Major shifts in fuel are possible

In light of all the latent pessimism present in the previous posts about the Nisbet Report -- that the current strategy of climate change advocacy in the US is unlikely to succeed -- it is useful to revisit a case where significant change in fossil fuel usage did occur.

Most electricity is generated by boiling water in order to create steam that is used to power turbines. The major difference among power plants is the fuel used to boil the water -- whether it be coal, oil, nuclear power, natural gas or whatever. As shown in the graph below (taken from chapter 3 of the IMF's 2011 World Economic Outlook report), the use of oil as a fuel to generate electricity in the OECD countries grew rapidly during the 1960's, accounting for over 25% of electrical power generated in the early 1970's. The proportion of electricity generated from oil has progressively declined to the present level of 2.5%, a 90% decrease over 40 years.

Here is how the report explains the shift:
Most OECD countries saw a big switch away from oil in electric power generation in the early 1980s. After oil prices rose sharply compared with the prices of other fossil fuels in the 1970s, the power sector switched from oil to other inputs (Figure 3.6): some countries went back to coal (for example, the United States); others increased their nuclear capacity (for example, France) or turned to alternative energy sources. .... Today, however, the power sector is no longer an important oil consumer in OECD or emerging market economies. In fact, the transportation sector currently accounts for about 50 percent of total oil consumption. A substantial part of the remainder goes to the petrochemical industry and for other miscellaneous uses outside the power sector. Given current technologies, it is harder to substitute other factors for oil in these sectors, explaining the break in the estimated elasticities.

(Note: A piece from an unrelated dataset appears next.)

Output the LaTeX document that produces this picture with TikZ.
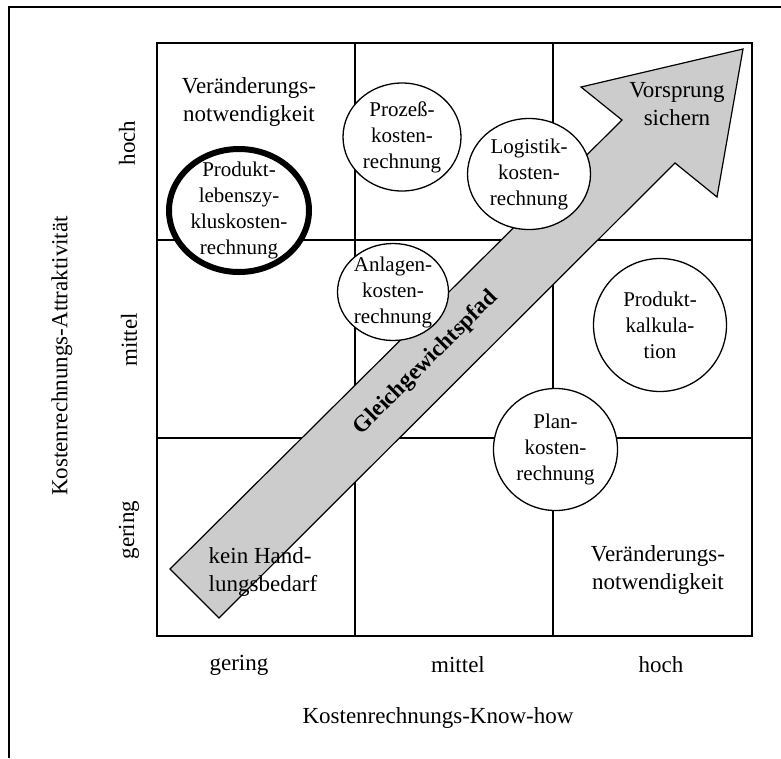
\documentclass[tikz,border=0pt]{standalone}
\usepackage{fontspec}
\setmainfont{Liberation Serif}
\usetikzlibrary{shapes.geometric}
\begin{document}
\begin{tikzpicture}[x=1pt,y=-1pt,
  txt/.style={font=\fontsize{23}{28}\selectfont, align=center, inner sep=0pt},
  ctxt/.style={font=\fontsize{21}{26}\selectfont, align=center, inner sep=0pt},
  bubble/.style={ellipse, draw, fill=white, line width=1.3pt, inner sep=0pt},
  gridline/.style={line width=1.3pt},
  pathfill/.style={fill=black!20, draw, line width=1.2pt, line join=miter}]
\useasboundingbox (0,0) rectangle (781,758);

% page frame (top and left edge)
\draw[line width=2pt] (9,758) -- (9,7) -- (781,7);

% 3x3 matrix
\draw[gridline] (355,43) -- (355,636) (553,43) -- (553,636)
                (157,240) -- (752,240) (157,438) -- (752,438);
\draw[line width=2.4pt] (157,43) rectangle (752,636);

% equilibrium path arrow
\coordinate (tl) at (170,569);
\coordinate (tb) at (219,618);
\coordinate (nl) at (675,163);
\coordinate (br) at (717,197);
\coordinate (tip) at (743,49);
\coordinate (bl) at (581,87);
\coordinate (nu) at (622,120);
\draw[pathfill] (tl) -- (tb) -- (nl) -- (br) -- (tip) -- (bl) -- (nu) -- cycle;
\node[font=\fontsize{23}{28}\selectfont\bfseries, rotate=45, inner sep=0pt] (gp) at (426,363) {Gleichgewichtspfad};

% methods
\node[bubble, line width=6pt, minimum width=140pt, minimum height=123pt] (plz) at (239,210.5) {};
\node[ctxt] at (plz) {Produkt-\\lebenszy-\\kluskosten-\\rechnung};
\node[bubble, minimum width=118pt, minimum height=108pt] (proz) at (402,137) {};
\node[ctxt] at (proz) {Prozeß-\\kosten-\\rechnung};
\node[bubble, minimum width=123pt, minimum height=111pt] (logi) at (529,174) {};
\node[ctxt] at (logi) {Logistik-\\kosten-\\rechnung};
\node[bubble, minimum width=111pt, minimum height=97pt] (anl) at (393,292) {};
\node[ctxt] at (anl) {Anlagen-\\kosten-\\rechnung};
\node[bubble, minimum width=133pt, minimum height=133pt] (kalk) at (660,325) {};
\node[ctxt] at (kalk) {Produkt-\\kalkula-\\tion};
\node[bubble, minimum width=124pt, minimum height=122pt] (plan) at (555.5,449.5) {};
\node[ctxt] at (plan) {Plan-\\kosten-\\rechnung};

% field labels
\node[txt] (vn1) at (249,102) {Veränderungs-\\notwendigkeit};
\node[txt] (vs) at (677,104) {Vorsprung\\sichern};
\node[txt, align=left] (kh) at (263,572) {kein Hand-\\lungsbedarf};
\node[txt] (vn2) at (658,570) {Veränderungs-\\notwendigkeit};

% axis scales
\node[txt] (xg) at (239,665) {gering};
\node[txt] (xm) at (458,665) {mittel};
\node[txt] (xh) at (661,665) {hoch};
\node[txt, rotate=90] (yh) at (127,143) {hoch};
\node[txt, rotate=90] (ym) at (129,340) {mittel};
\node[txt, rotate=90] (yg) at (129,530) {gering};

% axis titles
\node[txt] (xt) at (438,718) {Kostenrechnungs-Know-how};
\node[txt, rotate=90] (yt) at (62,356) {Kostenrechnungs-Attraktivität};
\end{tikzpicture}
\end{document}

Back in the 1970's as oil prices rose there was a big debate: was oil a price elastic or an inelastic commodity. In other words, as the price rose, would shifts occur to other fuels or would the higher costs be absorbed and passed on because no suitable substitutes were available. The answer, it turns out, depends. Thus, in the power sector where there were cost effective alternatives, substitution occurred. In the transportation sector, where cost effective substitutes were not available, people adjusted by purchasing more fuel efficient cars rather than adopting a technology powered by another fuel.

In short,
1. Significant energy shifts do occur.
2. Under the right conditions, the shift can occur fairly quickly (the bulk of the decline came in a period of about 10 years), though the entirety of a transition can take decades.
3. Rapid shifts are driven by economics (in this case, substituting a cheaper fuel source) rather than regulatory policy.
4. Shifts are dependent on the availability of substitutes.